Round table “Suppressing labor and employment related discrimination” held in Belgrade was an occasion for Brankica Janković, the Commissioner for the Protection of Equality and Christin Luders, Director of German Federal Directorate for Combatting Discrimination to present their respective experience and opportunities for promoting equality in this particular area.
Commissioner Janković stressed that the overwhelming majority of complaints filed with the Commissioner for the Protection of Equality refers to labor and employment related discrimination.
„Approximately one third of complaints launched with the Commissioner for the Protection of Equality pertain to perpetrated discrimination in this area, hence we have our work cut out for us in eliminating prejudice regarding workers belonging to marginalized social groups. I take this opportunity to acknowledge good work of employment sites and web portals that have opted to abide by our recommendations and refrain from posting job announcements containing discriminatory eligibility criteria such as gender, age and appearance of job applicants. Some have ventured even further by posting summary guidelines aimed at eliminating discriminatory job prerequisites”, said Commissioner Janković.
Christin Luders, Director of German Federal Directorate for Combatting Discrimination said that labor and employment related discrimination is present in Germany and that women and migrants are most vulnerable. „In the current situation, when we face refugees looking for employment on daily basis, there can be no room for discrimination. We must ensure equal opportunities to all job seekers”, said Christina Luders.
Christina Luders and her team members presented “Anonymous job application” project at this round table which was held as part of GIZ’s Legal and Judiciary Reform Program. Other attendees included representatives of the National Employment Service, Serbian Chamber of Commerce, Infostud employment website, Ministry of Labor and Employment, Veteran and Social Affairs.

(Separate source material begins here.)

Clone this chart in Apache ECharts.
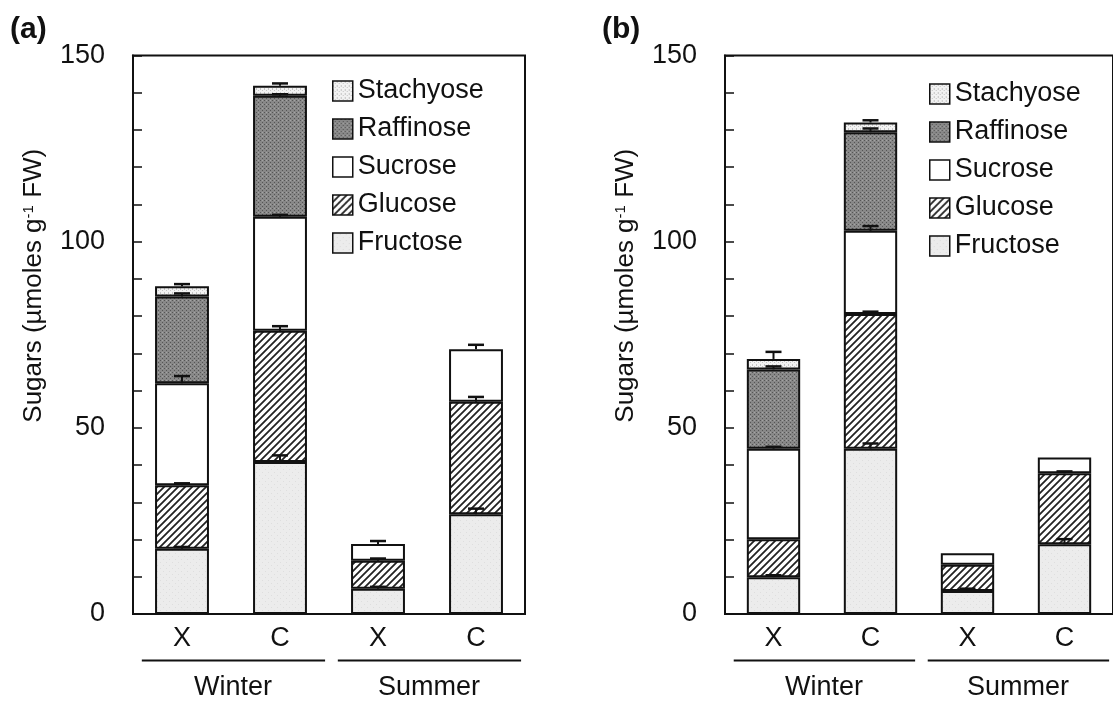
<!DOCTYPE html>
<html>
<head>
<meta charset="utf-8">
<script src="https://cdn.jsdelivr.net/npm/echarts@6/dist/echarts.min.js"></script>
<style>
  html, body { margin: 0; padding: 0; background: #fff; }
  #chart { width: 1113px; height: 707px; }
</style>
</head>
<body>
<div id="chart"></div>
<script>
// ---------- data ----------
const categories = ['X', 'C', 'X', 'C'];
const groups = ['Winter', 'Summer'];
const groupStart = [0, 2];
const groupEnd = [1, 3];
const sugarNames = ['Fructose', 'Glucose', 'Sucrose', 'Raffinose', 'Stachyose'];
const legendOrder = ['Stachyose', 'Raffinose', 'Sucrose', 'Glucose', 'Fructose'];
const panelLabels = ['(a)', '(b)'];
const yMin = 0, yMax = 150, yInterval = 50;

// Panel (a): Winter X, Winter C, Summer X, Summer C
const fructoseA  = [17.5, 40.8, 6.8, 26.8];
const glucoseA   = [17.1, 35.3, 7.5, 30.2];
const sucroseA   = [27.4, 30.6, 4.5, 14.1];
const raffinoseA = [23.3, 32.5, null, null];
const stachyoseA = [2.7, 2.7, null, null];
const fructoseErrA  = [0.5, 1.8, 0.5, 1.5];
const glucoseErrA   = [0.5, 1.2, 0.6, 1.3];
const sucroseErrA   = [1.9, 0.5, 0.8, 1.2];
const raffinoseErrA = [0.8, 0.4, 0, 0];
const stachyoseErrA = [0.6, 0.6, 0, 0];

// Panel (b)
const fructoseB  = [9.9, 44.4, 6.2, 18.7];
const glucoseB   = [10.2, 36.2, 7.0, 19.1];
const sucroseB   = [24.3, 22.3, 3.1, 4.2];
const raffinoseB = [21.3, 26.5, null, null];
const stachyoseB = [2.8, 2.6, null, null];
const fructoseErrB  = [0.5, 1.4, 0.6, 1.4];
const glucoseErrB   = [0, 0.6, 0, 0.5];
const sucroseErrB   = [0.5, 1.3, 0, 0];
const raffinoseErrB = [0.8, 1.0, 0, 0];
const stachyoseErrB = [1.9, 0.6, 0, 0];

// ---------- styles ----------
const FONT = '"Liberation Sans", Arial, sans-serif';
const INK = '#111';

function makeTile(size, draw) {
  const c = document.createElement('canvas');
  c.width = size; c.height = size;
  const ctx = c.getContext('2d');
  draw(ctx, size);
  return { image: c, repeat: 'repeat' };
}
const fructoseFill = makeTile(6, (ctx, s) => {
  ctx.fillStyle = '#ececec'; ctx.fillRect(0, 0, s, s);
  ctx.fillStyle = '#dedede'; ctx.fillRect(1, 1, 1, 1); ctx.fillRect(4, 4, 1, 1);
});
const glucoseFill = makeTile(7, (ctx, s) => {
  ctx.fillStyle = '#ffffff'; ctx.fillRect(0, 0, s, s);
  ctx.strokeStyle = '#222'; ctx.lineWidth = 1.8;
  ctx.beginPath();
  ctx.moveTo(-1, s + 1); ctx.lineTo(s + 1, -1);
  ctx.moveTo(-2, 2); ctx.lineTo(2, -2);
  ctx.moveTo(s - 2, s + 2); ctx.lineTo(s + 2, s - 2);
  ctx.stroke();
});
const sucroseFill = '#ffffff';
const raffinoseFill = makeTile(4, (ctx, s) => {
  ctx.fillStyle = '#888888'; ctx.fillRect(0, 0, s, s);
  ctx.fillStyle = '#555555'; ctx.fillRect(0, 0, 1, 1); ctx.fillRect(2, 2, 1, 1);
  ctx.fillStyle = '#a4a4a4'; ctx.fillRect(2, 0, 1, 1);
});
const stachyoseFill = makeTile(4, (ctx, s) => {
  ctx.fillStyle = '#f2f2f2'; ctx.fillRect(0, 0, s, s);
  ctx.fillStyle = '#c4c4c4'; ctx.fillRect(0, 0, 1, 2); ctx.fillRect(2, 2, 1, 1);
});
const fills = [fructoseFill, glucoseFill, sucroseFill, raffinoseFill, stachyoseFill];

const panels = [
  { values: [fructoseA, glucoseA, sucroseA, raffinoseA, stachyoseA],
    errs: [fructoseErrA, glucoseErrA, sucroseErrA, raffinoseErrA, stachyoseErrA],
    grid: { left: 133, top: 55.5, width: 392, height: 558.5 },
    legend: { left: 327, top: 72 }, label: { left: 5, top: 10 } },
  { values: [fructoseB, glucoseB, sucroseB, raffinoseB, stachyoseB],
    errs: [fructoseErrB, glucoseErrB, sucroseErrB, raffinoseErrB, stachyoseErrB],
    grid: { left: 725, top: 55.5, width: 393, height: 558.5 },
    legend: { left: 924, top: 75 }, label: { left: 597, top: 10 } }
];

const grids = [], xAxes = [], yAxes = [], legends = [], titles = [], series = [];

panels.forEach((p, pi) => {
  grids.push(Object.assign({ show: true, borderColor: INK, borderWidth: 2, containLabel: false }, p.grid));
  titles.push({ text: panelLabels[pi], left: p.label.left, top: p.label.top,
    textStyle: { fontFamily: FONT, fontSize: 30, fontWeight: 'bold', color: INK } });
  xAxes.push({
    type: 'category', gridIndex: pi, data: categories,
    axisLine: { lineStyle: { color: INK, width: 2 } },
    axisTick: { show: false },
    axisLabel: { fontFamily: FONT, fontSize: 27, color: INK, margin: 11 }
  });
  yAxes.push({
    type: 'value', gridIndex: pi, min: yMin, max: yMax, interval: yInterval,
    splitLine: { show: false },
    axisLine: { show: true, lineStyle: { color: INK, width: 2 } },
    axisTick: { show: true, inside: true, length: 9, lineStyle: { color: INK, width: 1.5 } },
    minorTick: { show: true, splitNumber: 5, length: 9, lineStyle: { color: INK, width: 1.5 } },
    axisLabel: { fontFamily: FONT, fontSize: 27, color: INK, margin: 28 },
    name: 'Sugars (µmoles g{sup|-1} FW)',
    nameLocation: 'middle', nameRotate: 90, nameGap: 86,
    nameTextStyle: { fontFamily: FONT, fontSize: 26, color: INK, padding: [0, 0, 0, 98],
      rich: { sup: { fontFamily: FONT, fontSize: 15, color: INK, padding: [0, 0, 11, 0] } } }
  });
  legends.push({
    data: legendOrder, orient: 'vertical', left: p.legend.left, top: p.legend.top,
    itemWidth: 20, itemHeight: 20, itemGap: 10, icon: 'rect', selectedMode: false,
    textStyle: { fontFamily: FONT, fontSize: 27, color: INK, lineHeight: 28 },
    itemStyle: { borderColor: INK, borderWidth: 1.5 }
  });

  sugarNames.forEach((name, k) => {
    series.push({
      type: 'bar', name, stack: 'panel' + pi, xAxisIndex: pi, yAxisIndex: pi,
      barWidth: '55%',
      data: p.values[k].map(v => (v == null ? '-' : v)),
      itemStyle: { color: fills[k], borderColor: INK, borderWidth: 2 },
      emphasis: { disabled: true }, animation: false
    });
  });

  // error bars (upward) at the top of each stacked segment
  const errData = [];
  categories.forEach((c, i) => {
    let cum = 0;
    sugarNames.forEach((n, k) => {
      const v = p.values[k][i];
      if (v == null) return;
      cum += v;
      const e = p.errs[k][i];
      if (e > 0) errData.push([i, cum, cum + e]);
    });
  });
  series.push({
    type: 'custom', xAxisIndex: pi, yAxisIndex: pi, z: 10, animation: false,
    data: errData, encode: { x: 0, y: [1, 2] },
    renderItem: (params, api) => {
      const x = api.value(0);
      const a = api.coord([x, api.value(1)]);
      const b = api.coord([x, api.value(2)]);
      return { type: 'group', children: [
        { type: 'line', shape: { x1: a[0], y1: a[1], x2: b[0], y2: b[1] }, style: { stroke: INK, lineWidth: 2 } },
        { type: 'line', shape: { x1: b[0] - 8, y1: b[1], x2: b[0] + 8, y2: b[1] }, style: { stroke: INK, lineWidth: 2.5 } }
      ] };
    }
  });

  // season brackets and labels below the category labels
  series.push({
    type: 'custom', xAxisIndex: pi, yAxisIndex: pi, z: 10, animation: false, clip: false,
    data: groups.map((g, gi) => [groupStart[gi], groupEnd[gi], 0]),
    encode: { x: [0, 1], y: 2 },
    renderItem: (params, api) => {
      const bw = api.size([1, 0])[0];
      const s = api.coord([api.value(0), 0]);
      const e = api.coord([api.value(1), 0]);
      const x0 = s[0] - 0.41 * bw, x1 = e[0] + 0.46 * bw;
      const y = s[1];
      return { type: 'group', children: [
        { type: 'line', shape: { x1: x0, y1: y + 46.5, x2: x1, y2: y + 46.5 }, style: { stroke: INK, lineWidth: 2 } },
        { type: 'text', style: { text: groups[params.dataIndex], x: (s[0] + e[0]) / 2 + 2, y: y + 74,
            font: '27px ' + FONT, fill: INK, align: 'center', verticalAlign: 'middle' } }
      ] };
    }
  });
});

const chart = echarts.init(document.getElementById('chart'), null, { renderer: 'canvas' });
chart.setOption({
  backgroundColor: '#fff',
  animation: false,
  title: titles,
  grid: grids,
  xAxis: xAxes,
  yAxis: yAxes,
  legend: legends,
  series: series
});
</script>
</body>
</html>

At the outset, this was a pilot project of the German Federal Agency for Combatting Discrimination and in 2012 representatives of large companies such as German Post, Deutsche Telecom, L’Oreal, P&G, local and provincial employment services and a number of small and medium companies joined the project. This project is still running in Germany and implies that personal data, such as name, surname, gender, age, national affiliation and photograph of job applicants is omitted from the job application. It is only in the second stage of the selection process that the identity of a job seeker is revealed. Women were the group that benefited from this project the most as they began receiving more invitations to the second round of job interviews, ergo their chance of being offered employment spiked. This project showed that candidates who applied anonymously had 54% greater chance of finding employment than when applying by submitting a form which contains their personal data. In terms of migrants i.e. residents of Germany of Turkish or Arabic descent the effects were very good too.